• _Exercise directions_: Quote all of the data below exactly, please.

• _Collected data_:
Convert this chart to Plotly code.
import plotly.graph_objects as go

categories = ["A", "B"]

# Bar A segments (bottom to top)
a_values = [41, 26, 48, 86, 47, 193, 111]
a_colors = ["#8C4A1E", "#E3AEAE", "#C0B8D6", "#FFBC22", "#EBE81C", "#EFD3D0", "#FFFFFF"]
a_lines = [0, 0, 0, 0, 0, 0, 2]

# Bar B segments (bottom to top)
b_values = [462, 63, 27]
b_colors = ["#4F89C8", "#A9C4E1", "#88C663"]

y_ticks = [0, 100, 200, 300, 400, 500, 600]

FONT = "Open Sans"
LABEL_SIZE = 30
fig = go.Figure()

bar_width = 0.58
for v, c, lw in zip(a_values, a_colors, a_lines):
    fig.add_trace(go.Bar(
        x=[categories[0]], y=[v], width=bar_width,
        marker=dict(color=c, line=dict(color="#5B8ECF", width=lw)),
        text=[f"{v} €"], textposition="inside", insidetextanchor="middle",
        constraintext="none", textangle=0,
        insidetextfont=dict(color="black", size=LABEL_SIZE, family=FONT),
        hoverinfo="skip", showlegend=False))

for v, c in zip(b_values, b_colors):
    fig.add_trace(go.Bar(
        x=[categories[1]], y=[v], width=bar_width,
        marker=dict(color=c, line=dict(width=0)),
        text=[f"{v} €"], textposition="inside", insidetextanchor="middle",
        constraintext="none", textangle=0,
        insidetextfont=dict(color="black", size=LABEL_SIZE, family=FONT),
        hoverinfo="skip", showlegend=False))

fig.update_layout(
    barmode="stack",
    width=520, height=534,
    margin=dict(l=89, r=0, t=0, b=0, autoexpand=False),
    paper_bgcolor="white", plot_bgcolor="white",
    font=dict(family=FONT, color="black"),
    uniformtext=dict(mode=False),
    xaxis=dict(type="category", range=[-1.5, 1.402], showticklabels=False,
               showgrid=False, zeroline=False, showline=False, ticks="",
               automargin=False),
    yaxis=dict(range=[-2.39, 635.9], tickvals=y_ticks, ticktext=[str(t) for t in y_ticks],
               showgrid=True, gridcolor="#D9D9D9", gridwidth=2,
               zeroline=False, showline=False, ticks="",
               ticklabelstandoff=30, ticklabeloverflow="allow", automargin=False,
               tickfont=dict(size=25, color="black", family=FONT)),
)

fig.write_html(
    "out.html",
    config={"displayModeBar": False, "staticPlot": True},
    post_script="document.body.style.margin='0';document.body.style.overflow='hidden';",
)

• _Expected answer_:
Convert this chart to Plotly code.
import plotly.graph_objects as go

categories = ["A", "B"]

# Bar A segments (bottom to top)
a_values = [41, 26, 48, 86, 47, 193, 111]
a_colors = ["#8C4A1E", "#E3AEAE", "#C0B8D6", "#FFBC22", "#EBE81C", "#EFD3D0", "#FFFFFF"]
a_lines = [0, 0, 0, 0, 0, 0, 2]

# Bar B segments (bottom to top)
b_values = [462, 63, 27]
b_colors = ["#4F89C8", "#A9C4E1", "#88C663"]

y_ticks = [0, 100, 200, 300, 400, 500, 600]

FONT = "Open Sans"
LABEL_SIZE = 30
fig = go.Figure()

bar_width = 0.58
for v, c, lw in zip(a_values, a_colors, a_lines):
    fig.add_trace(go.Bar(
        x=[categories[0]], y=[v], width=bar_width,
        marker=dict(color=c, line=dict(color="#5B8ECF", width=lw)),
        text=[f"{v} €"], textposition="inside", insidetextanchor="middle",
        constraintext="none", textangle=0,
        insidetextfont=dict(color="black", size=LABEL_SIZE, family=FONT),
        hoverinfo="skip", showlegend=False))

for v, c in zip(b_values, b_colors):
    fig.add_trace(go.Bar(
        x=[categories[1]], y=[v], width=bar_width,
        marker=dict(color=c, line=dict(width=0)),
        text=[f"{v} €"], textposition="inside", insidetextanchor="middle",
        constraintext="none", textangle=0,
        insidetextfont=dict(color="black", size=LABEL_SIZE, family=FONT),
        hoverinfo="skip", showlegend=False))

fig.update_layout(
    barmode="stack",
    width=520, height=534,
    margin=dict(l=89, r=0, t=0, b=0, autoexpand=False),
    paper_bgcolor="white", plot_bgcolor="white",
    font=dict(family=FONT, color="black"),
    uniformtext=dict(mode=False),
    xaxis=dict(type="category", range=[-1.5, 1.402], showticklabels=False,
               showgrid=False, zeroline=False, showline=False, ticks="",
               automargin=False),
    yaxis=dict(range=[-2.39, 635.9], tickvals=y_ticks, ticktext=[str(t) for t in y_ticks],
               showgrid=True, gridcolor="#D9D9D9", gridwidth=2,
               zeroline=False, showline=False, ticks="",
               ticklabelstandoff=30, ticklabeloverflow="allow", automargin=False,
               tickfont=dict(size=25, color="black", family=FONT)),
)

fig.write_html(
    "out.html",
    config={"displayModeBar": False, "staticPlot": True},
    post_script="document.body.style.margin='0';document.body.style.overflow='hidden';",
)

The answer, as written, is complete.